**The task:** Copy out every line exactly, passing over the pictures.
======
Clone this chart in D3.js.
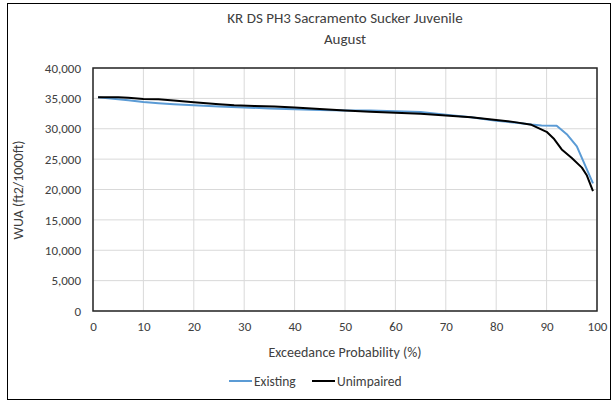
<!DOCTYPE html>
<html><head><meta charset="utf-8">
<script src="https://cdn.jsdelivr.net/npm/d3@7"></script>
<style>body{margin:0;background:#fff}svg{display:block}text{font-family:Carlito,Calibri,Lato,"Open Sans",sans-serif;fill:#404040}</style>
</head><body><svg id="c" width="613" height="402"></svg>
<script>
const titleLines = ["KR DS PH3 Sacramento Sucker Juvenile", "August"];
const xLabel = "Exceedance Probability (%)";
const yLabel = "WUA (ft2/1000ft)";
const seriesNames = ["Existing", "Unimpaired"];
const seriesColors = ["#5b9bd5", "#000000"];
const xTicks = [0,10,20,30,40,50,60,70,80,90,100];
const yTicks = [0,5000,10000,15000,20000,25000,30000,35000,40000];

const existingX = [1,3,5,7,10,13,16,20,25,30,35,40,45,50,55,60,65,70,75,80,84,87,89,92,94,96,99.2];
const existingY = [35200,35000,34850,34700,34400,34200,34050,33850,33650,33500,33350,33200,33100,33000,33000,32900,32750,32300,31900,31300,31000,30700,30550,30500,29100,27100,21000];
const unimpairedX = [1,3,5,7,10,13,16,20,25,28,32,36,40,45,50,55,60,65,70,75,80,84,87,90,91.5,93,95,97,98,99.2];
const unimpairedY = [35200,35200,35200,35100,34900,34850,34650,34350,34050,33850,33750,33650,33500,33250,33000,32800,32650,32450,32200,31900,31450,31050,30650,29500,28300,26600,25200,23600,22300,19750];

const svg = d3.select("#c");
// outer frame
svg.append("rect").attr("x",7.5).attr("y",3.5).attr("width",603).attr("height",396)
  .attr("fill","none").attr("stroke","#000").attr("stroke-width",1);

const L=93, R=597, T=68, B=311;
const x = d3.scaleLinear().domain([0,100]).range([L,R]);
const y = d3.scaleLinear().domain([0,40000]).range([B,T]);

// grid
svg.append("g").selectAll("line").data(yTicks).join("line")
  .attr("x1",L).attr("x2",R).attr("y1",d=>y(d)).attr("y2",d=>y(d))
  .attr("stroke","#d9d9d9").attr("stroke-width",1);
svg.append("g").selectAll("line").data(xTicks).join("line")
  .attr("y1",T).attr("y2",B).attr("x1",d=>x(d)).attr("x2",d=>x(d))
  .attr("stroke","#d9d9d9").attr("stroke-width",1);

// axes
const fmt = d3.format(",");
const ya = svg.append("g").attr("transform",`translate(${L},0)`)
  .call(d3.axisLeft(y).tickValues(yTicks).tickFormat(fmt).tickSize(0).tickPadding(12));
ya.select(".domain").remove();
ya.selectAll("text").style("font-size","13px").attr("fill","#404040");
const xa = svg.append("g").attr("transform",`translate(0,${B})`)
  .call(d3.axisBottom(x).tickValues(xTicks).tickSize(0).tickPadding(11));
xa.select(".domain").remove();
xa.selectAll("text").style("font-size","13px").attr("fill","#404040");

// plot border
svg.append("rect").attr("x",L).attr("y",T).attr("width",R-L).attr("height",B-T)
  .attr("fill","none").attr("stroke","#262626").attr("stroke-width",1.5);

// lines
const line = d3.line().x(d=>x(d[0])).y(d=>y(d[1]));
const series = [
  d3.zip(existingX, existingY),
  d3.zip(unimpairedX, unimpairedY)
];
series.forEach((s,i)=>{
  svg.append("path").datum(s).attr("d",line).attr("fill","none")
    .attr("stroke",seriesColors[i]).attr("stroke-width",2).attr("stroke-linejoin","round");
});

// titles
svg.selectAll(".title").data(titleLines).join("text").attr("class","title")
  .attr("x",345).attr("y",(d,i)=>23+i*21).attr("text-anchor","middle")
  .style("font-size","15px").text(d=>d);
svg.append("text").attr("x",345).attr("y",357).attr("text-anchor","middle")
  .style("font-size","14px").text(xLabel);
svg.append("text").attr("transform","translate(23,190) rotate(-90)").attr("text-anchor","middle")
  .style("font-size","14px").text(yLabel);

// legend
const legX = [229, 312];
seriesNames.forEach((n,i)=>{
  svg.append("line").attr("x1",legX[i]).attr("x2",legX[i]+23).attr("y1",381).attr("y2",381)
    .attr("stroke",seriesColors[i]).attr("stroke-width",2);
  svg.append("text").attr("x",legX[i]+25).attr("y",385.5).style("font-size","13.5px").text(n);
});
</script></body></html>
======
**Answer:**
Clone this chart in D3.js.
<!DOCTYPE html>
<html><head><meta charset="utf-8">
<script src="https://cdn.jsdelivr.net/npm/d3@7"></script>
<style>body{margin:0;background:#fff}svg{display:block}text{font-family:Carlito,Calibri,Lato,"Open Sans",sans-serif;fill:#404040}</style>
</head><body><svg id="c" width="613" height="402"></svg>
<script>
const titleLines = ["KR DS PH3 Sacramento Sucker Juvenile", "August"];
const xLabel = "Exceedance Probability (%)";
const yLabel = "WUA (ft2/1000ft)";
const seriesNames = ["Existing", "Unimpaired"];
const seriesColors = ["#5b9bd5", "#000000"];
const xTicks = [0,10,20,30,40,50,60,70,80,90,100];
const yTicks = [0,5000,10000,15000,20000,25000,30000,35000,40000];

const existingX = [1,3,5,7,10,13,16,20,25,30,35,40,45,50,55,60,65,70,75,80,84,87,89,92,94,96,99.2];
const existingY = [35200,35000,34850,34700,34400,34200,34050,33850,33650,33500,33350,33200,33100,33000,33000,32900,32750,32300,31900,31300,31000,30700,30550,30500,29100,27100,21000];
const unimpairedX = [1,3,5,7,10,13,16,20,25,28,32,36,40,45,50,55,60,65,70,75,80,84,87,90,91.5,93,95,97,98,99.2];
const unimpairedY = [35200,35200,35200,35100,34900,34850,34650,34350,34050,33850,33750,33650,33500,33250,33000,32800,32650,32450,32200,31900,31450,31050,30650,29500,28300,26600,25200,23600,22300,19750];

const svg = d3.select("#c");
// outer frame
svg.append("rect").attr("x",7.5).attr("y",3.5).attr("width",603).attr("height",396)
  .attr("fill","none").attr("stroke","#000").attr("stroke-width",1);

const L=93, R=597, T=68, B=311;
const x = d3.scaleLinear().domain([0,100]).range([L,R]);
const y = d3.scaleLinear().domain([0,40000]).range([B,T]);

// grid
svg.append("g").selectAll("line").data(yTicks).join("line")
  .attr("x1",L).attr("x2",R).attr("y1",d=>y(d)).attr("y2",d=>y(d))
  .attr("stroke","#d9d9d9").attr("stroke-width",1);
svg.append("g").selectAll("line").data(xTicks).join("line")
  .attr("y1",T).attr("y2",B).attr("x1",d=>x(d)).attr("x2",d=>x(d))
  .attr("stroke","#d9d9d9").attr("stroke-width",1);

// axes
const fmt = d3.format(",");
const ya = svg.append("g").attr("transform",`translate(${L},0)`)
  .call(d3.axisLeft(y).tickValues(yTicks).tickFormat(fmt).tickSize(0).tickPadding(12));
ya.select(".domain").remove();
ya.selectAll("text").style("font-size","13px").attr("fill","#404040");
const xa = svg.append("g").attr("transform",`translate(0,${B})`)
  .call(d3.axisBottom(x).tickValues(xTicks).tickSize(0).tickPadding(11));
xa.select(".domain").remove();
xa.selectAll("text").style("font-size","13px").attr("fill","#404040");

// plot border
svg.append("rect").attr("x",L).attr("y",T).attr("width",R-L).attr("height",B-T)
  .attr("fill","none").attr("stroke","#262626").attr("stroke-width",1.5);

// lines
const line = d3.line().x(d=>x(d[0])).y(d=>y(d[1]));
const series = [
  d3.zip(existingX, existingY),
  d3.zip(unimpairedX, unimpairedY)
];
series.forEach((s,i)=>{
  svg.append("path").datum(s).attr("d",line).attr("fill","none")
    .attr("stroke",seriesColors[i]).attr("stroke-width",2).attr("stroke-linejoin","round");
});

// titles
svg.selectAll(".title").data(titleLines).join("text").attr("class","title")
  .attr("x",345).attr("y",(d,i)=>23+i*21).attr("text-anchor","middle")
  .style("font-size","15px").text(d=>d);
svg.append("text").attr("x",345).attr("y",357).attr("text-anchor","middle")
  .style("font-size","14px").text(xLabel);
svg.append("text").attr("transform","translate(23,190) rotate(-90)").attr("text-anchor","middle")
  .style("font-size","14px").text(yLabel);

// legend
const legX = [229, 312];
seriesNames.forEach((n,i)=>{
  svg.append("line").attr("x1",legX[i]).attr("x2",legX[i]+23).attr("y1",381).attr("y2",381)
    .attr("stroke",seriesColors[i]).attr("stroke-width",2);
  svg.append("text").attr("x",legX[i]+25).attr("y",385.5).style("font-size","13.5px").text(n);
});
</script></body></html>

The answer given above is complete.